## Begin Extracted material

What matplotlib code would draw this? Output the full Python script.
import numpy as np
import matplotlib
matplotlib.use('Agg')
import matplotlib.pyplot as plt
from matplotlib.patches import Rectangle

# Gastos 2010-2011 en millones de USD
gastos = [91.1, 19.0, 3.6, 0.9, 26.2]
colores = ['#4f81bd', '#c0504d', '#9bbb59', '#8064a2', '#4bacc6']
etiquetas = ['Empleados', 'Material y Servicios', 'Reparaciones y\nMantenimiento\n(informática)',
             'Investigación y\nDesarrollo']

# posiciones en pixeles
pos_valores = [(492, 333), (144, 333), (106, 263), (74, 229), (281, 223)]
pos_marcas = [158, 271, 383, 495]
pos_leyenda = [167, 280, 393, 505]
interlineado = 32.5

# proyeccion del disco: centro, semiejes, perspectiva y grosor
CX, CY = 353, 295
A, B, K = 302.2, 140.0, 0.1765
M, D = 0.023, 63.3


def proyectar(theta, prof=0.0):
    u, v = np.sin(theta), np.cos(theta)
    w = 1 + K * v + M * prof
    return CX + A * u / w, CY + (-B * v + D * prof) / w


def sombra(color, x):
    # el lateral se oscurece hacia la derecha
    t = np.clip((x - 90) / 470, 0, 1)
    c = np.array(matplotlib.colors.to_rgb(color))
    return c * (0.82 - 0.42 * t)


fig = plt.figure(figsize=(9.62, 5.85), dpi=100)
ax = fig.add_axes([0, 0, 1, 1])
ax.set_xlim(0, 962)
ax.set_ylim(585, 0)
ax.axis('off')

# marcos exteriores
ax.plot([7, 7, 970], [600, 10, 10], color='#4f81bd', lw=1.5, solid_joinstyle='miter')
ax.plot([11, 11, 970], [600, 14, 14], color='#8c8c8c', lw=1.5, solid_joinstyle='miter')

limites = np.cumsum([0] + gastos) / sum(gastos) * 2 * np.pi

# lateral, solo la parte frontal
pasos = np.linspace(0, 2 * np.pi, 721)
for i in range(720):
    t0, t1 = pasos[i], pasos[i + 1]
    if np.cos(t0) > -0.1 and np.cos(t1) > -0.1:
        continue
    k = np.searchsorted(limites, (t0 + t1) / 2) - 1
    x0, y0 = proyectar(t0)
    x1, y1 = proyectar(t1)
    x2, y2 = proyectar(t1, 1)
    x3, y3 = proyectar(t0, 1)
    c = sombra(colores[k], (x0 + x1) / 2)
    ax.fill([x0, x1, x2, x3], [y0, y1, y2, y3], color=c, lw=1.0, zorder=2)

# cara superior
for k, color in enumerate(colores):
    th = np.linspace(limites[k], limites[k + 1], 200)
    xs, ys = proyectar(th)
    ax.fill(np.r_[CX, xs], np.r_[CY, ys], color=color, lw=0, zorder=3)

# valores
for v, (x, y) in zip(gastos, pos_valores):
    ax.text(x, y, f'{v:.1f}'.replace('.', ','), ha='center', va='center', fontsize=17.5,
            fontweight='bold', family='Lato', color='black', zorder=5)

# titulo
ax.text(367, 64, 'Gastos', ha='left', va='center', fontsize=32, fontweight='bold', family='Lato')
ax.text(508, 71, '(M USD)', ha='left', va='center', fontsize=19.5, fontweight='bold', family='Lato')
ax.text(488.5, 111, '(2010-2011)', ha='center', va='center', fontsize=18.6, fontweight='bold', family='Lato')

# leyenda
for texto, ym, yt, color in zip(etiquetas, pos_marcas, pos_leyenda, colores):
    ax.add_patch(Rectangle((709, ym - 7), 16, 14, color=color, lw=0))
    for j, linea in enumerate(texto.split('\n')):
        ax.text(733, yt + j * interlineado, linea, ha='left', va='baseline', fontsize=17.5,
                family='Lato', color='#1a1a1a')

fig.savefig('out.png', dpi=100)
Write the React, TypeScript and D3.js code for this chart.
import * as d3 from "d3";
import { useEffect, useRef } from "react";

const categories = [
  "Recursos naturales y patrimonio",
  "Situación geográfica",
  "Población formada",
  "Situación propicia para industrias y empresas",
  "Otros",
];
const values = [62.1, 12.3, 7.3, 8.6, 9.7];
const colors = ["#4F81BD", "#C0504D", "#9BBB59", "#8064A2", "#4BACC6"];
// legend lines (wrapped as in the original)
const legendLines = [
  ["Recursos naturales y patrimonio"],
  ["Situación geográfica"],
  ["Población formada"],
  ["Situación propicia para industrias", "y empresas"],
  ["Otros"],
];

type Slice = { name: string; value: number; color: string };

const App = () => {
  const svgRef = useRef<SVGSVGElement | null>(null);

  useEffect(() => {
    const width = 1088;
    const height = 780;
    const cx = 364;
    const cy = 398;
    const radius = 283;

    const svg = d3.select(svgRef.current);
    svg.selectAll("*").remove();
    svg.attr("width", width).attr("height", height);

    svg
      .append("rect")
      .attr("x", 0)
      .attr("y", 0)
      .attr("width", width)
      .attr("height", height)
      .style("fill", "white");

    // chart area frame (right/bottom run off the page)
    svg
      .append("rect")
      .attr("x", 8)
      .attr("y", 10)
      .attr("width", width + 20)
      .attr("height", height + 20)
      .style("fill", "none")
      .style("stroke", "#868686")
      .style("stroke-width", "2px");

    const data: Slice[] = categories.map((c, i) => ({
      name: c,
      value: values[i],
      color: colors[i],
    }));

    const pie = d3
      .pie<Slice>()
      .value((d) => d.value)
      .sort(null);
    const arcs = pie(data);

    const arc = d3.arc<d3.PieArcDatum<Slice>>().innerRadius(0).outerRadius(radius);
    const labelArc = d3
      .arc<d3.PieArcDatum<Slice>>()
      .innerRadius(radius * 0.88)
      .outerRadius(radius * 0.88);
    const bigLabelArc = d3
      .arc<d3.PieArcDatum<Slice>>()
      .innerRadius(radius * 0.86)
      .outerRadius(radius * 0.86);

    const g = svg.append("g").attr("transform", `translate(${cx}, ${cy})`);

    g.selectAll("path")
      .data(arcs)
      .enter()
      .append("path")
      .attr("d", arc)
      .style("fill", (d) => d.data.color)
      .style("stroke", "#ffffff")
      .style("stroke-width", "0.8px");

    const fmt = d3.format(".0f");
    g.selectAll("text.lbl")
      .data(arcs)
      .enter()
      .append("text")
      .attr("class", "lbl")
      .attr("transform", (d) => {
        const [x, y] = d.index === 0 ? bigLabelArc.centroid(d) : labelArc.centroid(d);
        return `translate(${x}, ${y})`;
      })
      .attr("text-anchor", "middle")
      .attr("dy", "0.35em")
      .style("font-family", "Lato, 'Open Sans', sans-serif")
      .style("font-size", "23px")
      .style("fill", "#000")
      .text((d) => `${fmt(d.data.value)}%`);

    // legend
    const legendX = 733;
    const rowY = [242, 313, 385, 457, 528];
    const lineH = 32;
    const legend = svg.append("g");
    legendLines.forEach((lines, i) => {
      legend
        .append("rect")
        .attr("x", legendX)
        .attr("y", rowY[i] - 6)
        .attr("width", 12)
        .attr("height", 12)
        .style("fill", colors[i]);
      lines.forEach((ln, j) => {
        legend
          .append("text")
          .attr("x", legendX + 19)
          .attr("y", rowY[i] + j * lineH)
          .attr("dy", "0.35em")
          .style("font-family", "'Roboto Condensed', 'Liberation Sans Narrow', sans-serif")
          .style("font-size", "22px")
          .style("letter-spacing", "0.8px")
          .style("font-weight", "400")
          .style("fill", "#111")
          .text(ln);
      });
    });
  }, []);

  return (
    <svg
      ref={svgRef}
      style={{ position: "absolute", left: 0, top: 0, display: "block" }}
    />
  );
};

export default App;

## End Extracted material
## Begin Extracted material

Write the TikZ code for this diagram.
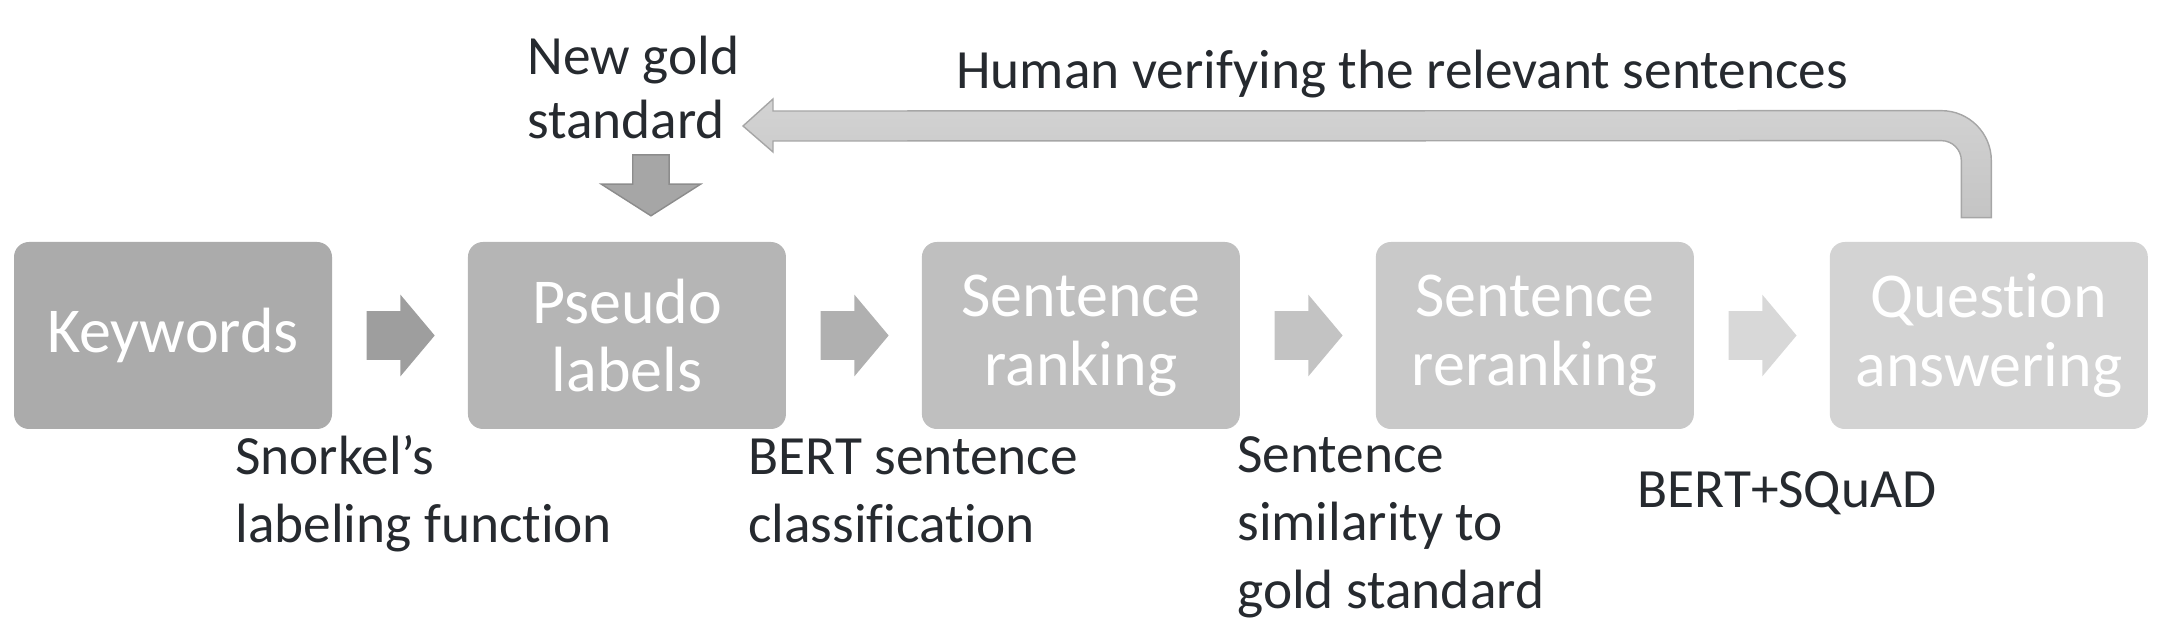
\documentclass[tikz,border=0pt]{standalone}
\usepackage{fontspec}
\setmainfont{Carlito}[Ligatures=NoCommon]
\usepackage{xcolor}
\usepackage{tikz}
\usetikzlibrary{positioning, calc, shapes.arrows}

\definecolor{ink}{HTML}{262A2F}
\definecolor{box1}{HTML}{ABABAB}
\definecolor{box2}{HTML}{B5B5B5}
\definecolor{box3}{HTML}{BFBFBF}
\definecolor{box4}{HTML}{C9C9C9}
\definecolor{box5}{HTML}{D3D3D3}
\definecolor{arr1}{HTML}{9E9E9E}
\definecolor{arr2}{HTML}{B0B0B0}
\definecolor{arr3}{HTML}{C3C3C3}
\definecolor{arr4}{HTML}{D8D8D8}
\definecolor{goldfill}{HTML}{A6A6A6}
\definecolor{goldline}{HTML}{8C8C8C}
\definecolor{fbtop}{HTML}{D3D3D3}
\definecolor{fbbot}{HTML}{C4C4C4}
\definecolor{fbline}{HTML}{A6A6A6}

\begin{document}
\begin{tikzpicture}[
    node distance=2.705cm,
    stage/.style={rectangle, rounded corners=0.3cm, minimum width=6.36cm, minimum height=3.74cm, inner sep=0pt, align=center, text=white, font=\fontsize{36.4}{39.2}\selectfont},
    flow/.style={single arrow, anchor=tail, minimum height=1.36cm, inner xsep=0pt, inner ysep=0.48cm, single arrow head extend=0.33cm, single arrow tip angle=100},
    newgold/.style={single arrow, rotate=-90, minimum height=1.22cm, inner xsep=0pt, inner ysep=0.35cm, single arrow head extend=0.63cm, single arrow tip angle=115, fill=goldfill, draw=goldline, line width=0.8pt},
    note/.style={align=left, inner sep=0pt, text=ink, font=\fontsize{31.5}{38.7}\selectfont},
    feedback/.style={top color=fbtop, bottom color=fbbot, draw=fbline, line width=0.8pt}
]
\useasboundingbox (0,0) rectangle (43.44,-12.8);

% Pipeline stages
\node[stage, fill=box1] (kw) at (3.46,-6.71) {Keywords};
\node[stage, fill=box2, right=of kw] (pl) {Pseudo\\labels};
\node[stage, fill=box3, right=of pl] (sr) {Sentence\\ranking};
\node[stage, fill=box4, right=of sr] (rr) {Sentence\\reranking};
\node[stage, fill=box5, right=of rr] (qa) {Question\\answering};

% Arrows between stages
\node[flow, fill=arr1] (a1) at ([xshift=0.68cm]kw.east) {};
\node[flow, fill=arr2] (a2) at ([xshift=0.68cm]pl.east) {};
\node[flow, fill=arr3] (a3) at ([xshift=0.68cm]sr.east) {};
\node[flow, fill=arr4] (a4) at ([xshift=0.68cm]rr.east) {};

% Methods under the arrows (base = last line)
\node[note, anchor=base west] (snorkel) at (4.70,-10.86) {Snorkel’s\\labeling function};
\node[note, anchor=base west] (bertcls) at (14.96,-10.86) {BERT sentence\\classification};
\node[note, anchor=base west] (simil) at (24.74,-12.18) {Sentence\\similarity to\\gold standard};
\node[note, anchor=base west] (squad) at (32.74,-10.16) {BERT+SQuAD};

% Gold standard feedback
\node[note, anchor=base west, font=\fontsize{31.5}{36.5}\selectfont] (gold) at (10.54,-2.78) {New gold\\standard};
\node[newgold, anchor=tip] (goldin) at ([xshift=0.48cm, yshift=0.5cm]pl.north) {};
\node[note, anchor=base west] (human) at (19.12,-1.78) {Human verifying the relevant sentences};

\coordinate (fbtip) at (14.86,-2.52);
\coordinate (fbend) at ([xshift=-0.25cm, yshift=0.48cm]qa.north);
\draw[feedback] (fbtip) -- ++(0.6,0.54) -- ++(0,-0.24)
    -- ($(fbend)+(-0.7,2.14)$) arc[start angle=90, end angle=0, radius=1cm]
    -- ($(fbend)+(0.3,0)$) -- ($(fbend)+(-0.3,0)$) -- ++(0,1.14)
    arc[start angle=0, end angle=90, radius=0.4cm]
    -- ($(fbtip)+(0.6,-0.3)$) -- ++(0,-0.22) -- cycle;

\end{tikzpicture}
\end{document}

## End Extracted material

**The task**
What's needed is an exact copy of the records above from the line containing "Write the TikZ code for this diagram." down to the line containing "fill=box5, right=of rr]", both included, without any pictures.

**Response**
Write the TikZ code for this diagram.
\documentclass[tikz,border=0pt]{standalone}
\usepackage{fontspec}
\setmainfont{Carlito}[Ligatures=NoCommon]
\usepackage{xcolor}
\usepackage{tikz}
\usetikzlibrary{positioning, calc, shapes.arrows}

\definecolor{ink}{HTML}{262A2F}
\definecolor{box1}{HTML}{ABABAB}
\definecolor{box2}{HTML}{B5B5B5}
\definecolor{box3}{HTML}{BFBFBF}
\definecolor{box4}{HTML}{C9C9C9}
\definecolor{box5}{HTML}{D3D3D3}
\definecolor{arr1}{HTML}{9E9E9E}
\definecolor{arr2}{HTML}{B0B0B0}
\definecolor{arr3}{HTML}{C3C3C3}
\definecolor{arr4}{HTML}{D8D8D8}
\definecolor{goldfill}{HTML}{A6A6A6}
\definecolor{goldline}{HTML}{8C8C8C}
\definecolor{fbtop}{HTML}{D3D3D3}
\definecolor{fbbot}{HTML}{C4C4C4}
\definecolor{fbline}{HTML}{A6A6A6}

\begin{document}
\begin{tikzpicture}[
    node distance=2.705cm,
    stage/.style={rectangle, rounded corners=0.3cm, minimum width=6.36cm, minimum height=3.74cm, inner sep=0pt, align=center, text=white, font=\fontsize{36.4}{39.2}\selectfont},
    flow/.style={single arrow, anchor=tail, minimum height=1.36cm, inner xsep=0pt, inner ysep=0.48cm, single arrow head extend=0.33cm, single arrow tip angle=100},
    newgold/.style={single arrow, rotate=-90, minimum height=1.22cm, inner xsep=0pt, inner ysep=0.35cm, single arrow head extend=0.63cm, single arrow tip angle=115, fill=goldfill, draw=goldline, line width=0.8pt},
    note/.style={align=left, inner sep=0pt, text=ink, font=\fontsize{31.5}{38.7}\selectfont},
    feedback/.style={top color=fbtop, bottom color=fbbot, draw=fbline, line width=0.8pt}
]
\useasboundingbox (0,0) rectangle (43.44,-12.8);

% Pipeline stages
\node[stage, fill=box1] (kw) at (3.46,-6.71) {Keywords};
\node[stage, fill=box2, right=of kw] (pl) {Pseudo\\labels};
\node[stage, fill=box3, right=of pl] (sr) {Sentence\\ranking};
\node[stage, fill=box4, right=of sr] (rr) {Sentence\\reranking};
\node[stage, fill=box5, right=of rr] (qa) {Question\\answering};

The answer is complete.